Link: https://lkml.kernel.org/r/20250507060256.78278-3-dev.jain@arm.com
Signed-off-by: Dev Jain <dev.jain@arm.com>
Cc: Anshuman Khandual <anshuman.khandual@arm.com>
Cc: Bang Li <libang.li@antgroup.com>
Cc: Baolin Wang <baolin.wang@linux.alibaba.com>
Cc: Barry Song <baohua@kernel.org>
Cc: bibo mao <maobibo@loongson.cn>
Cc: David Hildenbrand <david@redhat.com>
Cc: Hugh Dickins <hughd@google.com>
Cc: Ingo Molnar <mingo@kernel.org>
Cc: Jann Horn <jannh@google.com>
Cc: Lance Yang <ioworker0@gmail.com>
Cc: Liam Howlett <liam.howlett@oracle.com>
Cc: Lorenzo Stoakes <lorenzo.stoakes@oracle.com>
Cc: Matthew Wilcox (Oracle) <willy@infradead.org>
Cc: Peter Xu <peterx@redhat.com>
Cc: Qi Zheng <zhengqi.arch@bytedance.com>
Cc: Ryan Roberts <ryan.roberts@arm.com>
Cc: Vlastimil Babka <vbabka@suse.cz>
Cc: Yang Shi <yang@os.amperecomputing.com>
Cc: Zi Yan <ziy@nvidia.com>
Signed-off-by: Andrew Morton <akpm@linux-foundation.org>
---

 include/linux/pgtable.h |   29 +++++++++++++++++++++++++++++
 mm/mremap.c             |   37 ++++++++++++++++++++++++++++++-------
 2 files changed, 59 insertions(+), 7 deletions(-)

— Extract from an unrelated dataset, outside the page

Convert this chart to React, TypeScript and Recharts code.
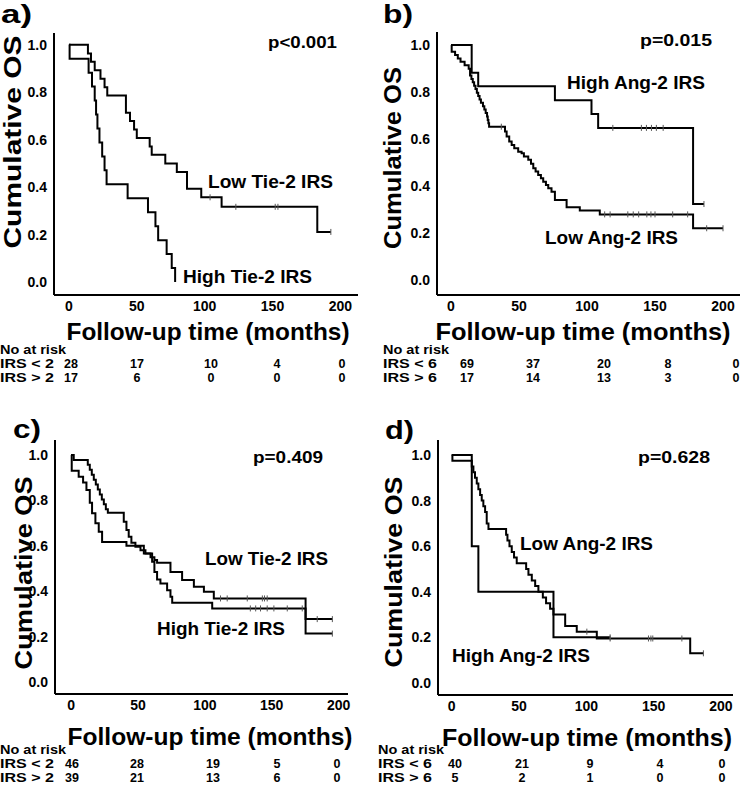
import React from 'react';
import { LineChart, Line, XAxis, YAxis } from 'recharts';

const FONT = '"Liberation Sans", Arial, Helvetica, sans-serif';

const months = [0, 50, 100, 150, 200];
const osTicks = [0, 0.2, 0.4, 0.6, 0.8, 1.0];

// a) Tie-2
const aLowT = [0, 14, 16.25, 19, 23.25, 26.25, 28.25, 42, 45, 48, 50, 59.5, 61, 71, 79.5, 87, 97.5, 112.5, 183];
const aLowS = [1, 0.964, 0.929, 0.893, 0.857, 0.821, 0.786, 0.714, 0.679, 0.643, 0.607, 0.571, 0.536, 0.5, 0.464, 0.393, 0.357, 0.317, 0.211];
const aLowCens = [104, 123, 152, 154, 193];
const aHighT = [0, 0.5, 14.5, 17, 19, 20, 21, 22.5, 24.5, 26.25, 27.75, 43.25, 58.25, 63.75, 65.75, 72, 75.75, 78.25];
const aHighS = [1, 0.941, 0.882, 0.824, 0.765, 0.706, 0.647, 0.588, 0.529, 0.471, 0.412, 0.353, 0.294, 0.235, 0.176, 0.118, 0.059, 0];
const aHighCens: number[] = [];
const aRiskLow = [28, 17, 10, 4, 0];
const aRiskHigh = [17, 6, 0, 0, 0];

// b) Ang-2
const bHighT = [0, 15.2, 20, 76.4, 103.3, 108.2, 178];
const bHighS = [1, 0.882, 0.824, 0.765, 0.706, 0.647, 0.323];
const bHighCens = [119, 140, 143.7, 147.4, 151, 156, 186];
const bLowT = [0, 0.5, 3, 5, 7, 10, 13, 14, 15, 16, 17, 18, 19, 20, 21, 22, 23.5, 24.5, 25.5, 26.5, 27, 27.5, 28, 39.7, 40.9, 42.8, 44.6, 46.5, 49.4, 51.9, 53.6, 56.8, 58.8, 60.5, 62.2, 64.1, 66.1, 67.8, 69.8, 71.5, 73.9, 76.4, 85, 94.7, 109.4, 178];
const bLowS = [1, 0.971, 0.957, 0.942, 0.928, 0.913, 0.899, 0.87, 0.855, 0.841, 0.826, 0.812, 0.797, 0.783, 0.768, 0.754, 0.739, 0.725, 0.71, 0.696, 0.681, 0.667, 0.652, 0.632, 0.61, 0.589, 0.574, 0.56, 0.546, 0.539, 0.525, 0.511, 0.494, 0.475, 0.461, 0.447, 0.433, 0.418, 0.404, 0.39, 0.375, 0.34, 0.309, 0.295, 0.279, 0.22];
const bLowCens = [37, 113, 117, 130, 134, 138, 144, 147, 150, 163, 174, 188, 200];
const bRiskLow = [69, 37, 20, 8, 0];
const bRiskHigh = [17, 14, 13, 3, 0];

// c) Tie-2
const cLowT = [0, 2, 12.5, 14, 15.5, 17, 18.5, 20, 21.5, 23, 24.5, 26, 27.5, 39.4, 41.4, 43.1, 45.1, 48.1, 51.9, 55.6, 59.4, 62.3, 64.3, 74.3, 83, 91.8, 99.3, 106.7, 175.3];
const cLowS = [1, 0.978, 0.957, 0.935, 0.913, 0.891, 0.87, 0.848, 0.826, 0.804, 0.783, 0.761, 0.745, 0.706, 0.67, 0.64, 0.613, 0.596, 0.58, 0.566, 0.55, 0.537, 0.525, 0.485, 0.449, 0.42, 0.397, 0.368, 0.277];
const cLowCens = [111.7, 116.7, 131.7, 143, 144.6, 146.6, 184, 195.3];
const cHighT = [0, 0.5, 5.7, 9, 11.5, 14, 15.7, 18.2, 20.7, 23.2, 41.4, 54.4, 60.6, 62.3, 64.3, 66.8, 71.8, 74.3, 75.6, 105.5, 175.3];
const cHighS = [1, 0.931, 0.904, 0.879, 0.846, 0.79, 0.743, 0.699, 0.662, 0.617, 0.6, 0.566, 0.53, 0.485, 0.451, 0.434, 0.404, 0.375, 0.349, 0.324, 0.213];
const cHighCens = [134, 138, 141.6, 146.6, 151.6, 161.6, 172.8, 195.3];
const cRiskLow = [46, 28, 19, 5, 0];
const cRiskHigh = [39, 21, 13, 6, 0];

// d) Ang-2
const dHighT = [0, 14.9, 19.8, 75.6];
const dHighS = [1, 0.6, 0.4, 0.2];
const dHighCens = [117.7];
const dLowT = [0, 0.5, 14.9, 16.1, 17.3, 18.6, 19.8, 21.1, 22.3, 23.5, 24.8, 26, 27.3, 40.4, 41.4, 42.9, 44.6, 46.3, 48.3, 55.3, 57, 59.5, 62, 64.4, 67.7, 70.1, 73.1, 75.6, 84.3, 92.9, 107.8, 177.2];
const dLowS = [1, 0.975, 0.95, 0.925, 0.9, 0.875, 0.85, 0.825, 0.8, 0.775, 0.75, 0.7, 0.675, 0.65, 0.625, 0.6, 0.575, 0.55, 0.525, 0.5, 0.475, 0.45, 0.425, 0.4, 0.375, 0.35, 0.325, 0.3, 0.25, 0.225, 0.195, 0.13];
const dLowCens = [100.4, 117.7, 146.2, 148, 149.4, 171, 187];
const dRiskLow = [40, 21, 9, 4, 0];
const dRiskHigh = [5, 2, 1, 0, 0];

type Pt = { t: number; s: number; c?: boolean };

// step points plus censor ticks
function km(ts: number[], ss: number[], cens: number[]): Pt[] {
  const pts: Pt[] = ts.map((t, i) => ({ t, s: ss[i] }));
  cens.forEach(c => {
    let s = ss[0];
    ts.forEach((t, i) => { if (t <= c) s = ss[i]; });
    pts.push({ t: c, s, c: true });
  });
  return pts.sort((p, q) => p.t - q.t);
}

const Cens = (p: any) => {
  if (!p.payload || !p.payload.c) return <g key={`n${p.index}`} />;
  return <line key={`c${p.index}`} x1={p.cx} x2={p.cx} y1={p.cy - 3} y2={p.cy + 3} stroke="#555" strokeWidth={1} />;
};

const tickStyle = { fill: '#000', fontSize: 14, fontWeight: 700, fontFamily: FONT };

function Panel(props: any) {
  const { left, top, width, height, yW, mTop, mRight, xDom, yDom, series } = props;
  return (
    <div style={{ position: 'absolute', left, top }}>
      <LineChart width={width} height={height} margin={{ top: mTop, right: mRight, left: 0, bottom: 0 }}>
        <XAxis
          type="number"
          dataKey="t"
          domain={xDom}
          ticks={months}
          allowDataOverflow
          interval={0}
          height={25}
          tickLine={false}
          tickSize={0}
          tickMargin={6}
          axisLine={{ stroke: '#000', strokeWidth: 2 }}
          tick={tickStyle}
        />
        <YAxis
          type="number"
          domain={yDom}
          ticks={osTicks}
          allowDataOverflow
          interval={0}
          width={yW}
          tickLine={false}
          tickSize={0}
          tickMargin={7}
          axisLine={{ stroke: '#000', strokeWidth: 2 }}
          tick={tickStyle}
          tickFormatter={(v: number) => v.toFixed(1)}
        />
        {series.map((d: Pt[], i: number) => (
          <Line
            key={i}
            data={d}
            dataKey="s"
            type="stepAfter"
            stroke="#000"
            strokeWidth={2}
            dot={Cens}
            activeDot={false}
            isAnimationActive={false}
          />
        ))}
      </LineChart>
    </div>
  );
}

function T(p: any) {
  const { x, y, size, len, anchor, rot, children } = p;
  return (
    <text
      x={rot ? 0 : x}
      y={rot ? 0 : y}
      transform={rot ? `translate(${x},${y}) rotate(-90)` : undefined}
      fontSize={size}
      fontWeight={700}
      fontFamily={FONT}
      fill="#000"
      textAnchor={anchor || 'start'}
      dominantBaseline="central"
      textLength={len}
      lengthAdjust="spacingAndGlyphs"
    >
      {children}
    </text>
  );
}

function Risk(p: any) {
  const { x, y, lab1, lab2, r1, r2, cols } = p;
  return (
    <g>
      <T x={x} y={y} size={12} len={66}>No at risk</T>
      <T x={x} y={y + 14} size={12} len={54}>{lab1}</T>
      <T x={x} y={y + 28} size={12} len={54}>{lab2}</T>
      {r1.map((v: number, i: number) => <T key={`a${i}`} x={cols[i]} y={y + 14} size={12.5} anchor="middle">{v}</T>)}
      {r2.map((v: number, i: number) => <T key={`b${i}`} x={cols[i]} y={y + 28} size={12.5} anchor="middle">{v}</T>)}
    </g>
  );
}

export default function App() {
  return (
    <div style={{ position: 'absolute', left: 0, top: 0, width: 740, height: 792, background: '#fff', overflow: 'hidden' }}>
      <Panel left={0} top={0} width={370} height={320} yW={54} mTop={33} mRight={12}
        xDom={[-11, 213]} yDom={[-0.055, 1.05]}
        series={[km(aLowT, aLowS, aLowCens), km(aHighT, aHighS, aHighCens)]} />
      <Panel left={370} top={0} width={370} height={320} yW={67} mTop={32} mRight={0}
        xDom={[-10.3, 212.5]} yDom={[-0.064, 1.055]}
        series={[km(bLowT, bLowS, bLowCens), km(bHighT, bHighS, bHighCens)]} />
      <Panel left={0} top={380} width={370} height={339} yW={55} mTop={60} mRight={22}
        xDom={[-12, 207]} yDom={[-0.053, 1.066]}
        series={[km(cLowT, cLowS, cLowCens), km(cHighT, cHighS, cHighCens)]} />
      <Panel left={370} top={380} width={370} height={340} yW={68} mTop={60} mRight={7}
        xDom={[-10.2, 209]} yDom={[-0.053, 1.066]}
        series={[km(dLowT, dLowS, dLowCens), km(dHighT, dHighS, dHighCens)]} />
      <svg width={740} height={792} style={{ position: 'absolute', left: 0, top: 0, pointerEvents: 'none' }}>
        <T x={1} y={14} size={25} len={31}>a)</T>
        <T x={383} y={14} size={25} len={30}>b)</T>
        <T x={13} y={429} size={25} len={28}>c)</T>
        <T x={385} y={430} size={25} len={29}>d)</T>

        <T x={12} y={142} size={24} len={213} anchor="middle" rot>Cumulative OS</T>
        <T x={392} y={158} size={24} len={182} anchor="middle" rot>Cumulative OS</T>
        <T x={23} y={573} size={24} len={193} anchor="middle" rot>Cumulative OS</T>
        <T x={393} y={572} size={24} len={191} anchor="middle" rot>Cumulative OS</T>

        <T x={208} y={331} size={24} len={283} anchor="middle">Follow-up time (months)</T>
        <T x={583} y={331} size={24} len={295} anchor="middle">Follow-up time (months)</T>
        <T x={210} y={736} size={24} len={285} anchor="middle">Follow-up time (months)</T>
        <T x={587} y={737} size={24} len={290} anchor="middle">Follow-up time (months)</T>

        <T x={268} y={42} size={17} len={69}>p&lt;0.001</T>
        <T x={640} y={40} size={17} len={72}>p=0.015</T>
        <T x={253} y={457} size={17} len={70}>p=0.409</T>
        <T x={638} y={457} size={17} len={72}>p=0.628</T>

        <T x={208} y={181} size={19} len={125}>Low Tie-2 IRS</T>
        <T x={183} y={276} size={19} len={129}>High Tie-2 IRS</T>
        <T x={567} y={82} size={19} len={138}>High Ang-2 IRS</T>
        <T x={545} y={237} size={19} len={133}>Low Ang-2 IRS</T>
        <T x={205} y={558} size={19} len={123}>Low Tie-2 IRS</T>
        <T x={157} y={628} size={19} len={128}>High Tie-2 IRS</T>
        <T x={520} y={543} size={19} len={133}>Low Ang-2 IRS</T>
        <T x={452} y={655} size={19} len={138}>High Ang-2 IRS</T>

        <Risk x={0} y={350} lab1="IRS < 2" lab2="IRS > 2" r1={aRiskLow} r2={aRiskHigh} cols={[71, 137, 211, 277, 342]} />
        <Risk x={383} y={350} lab1="IRS < 6" lab2="IRS > 6" r1={bRiskLow} r2={bRiskHigh} cols={[467, 533, 604, 668, 736]} />
        <Risk x={0} y={750} lab1="IRS < 2" lab2="IRS > 2" r1={cRiskLow} r2={cRiskHigh} cols={[72, 137, 213, 277, 337]} />
        <Risk x={378} y={750} lab1="IRS < 6" lab2="IRS > 6" r1={dRiskLow} r2={dRiskHigh} cols={[455, 522, 590, 660, 722]} />
      </svg>
    </div>
  );
}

--- a/include/linux/pgtable.h~mm-optimize-mremap-by-pte-batching
+++ a/include/linux/pgtable.h
@@ -369,6 +369,35 @@ static inline pgd_t pgdp_get(pgd_t *pgdp
 }
 #endif
 
+/**
+ * maybe_contiguous_pte_pfns - Hint whether the page mapped by the pte belongs
+ * to a large folio.
+ * @ptep: Pointer to the page table entry.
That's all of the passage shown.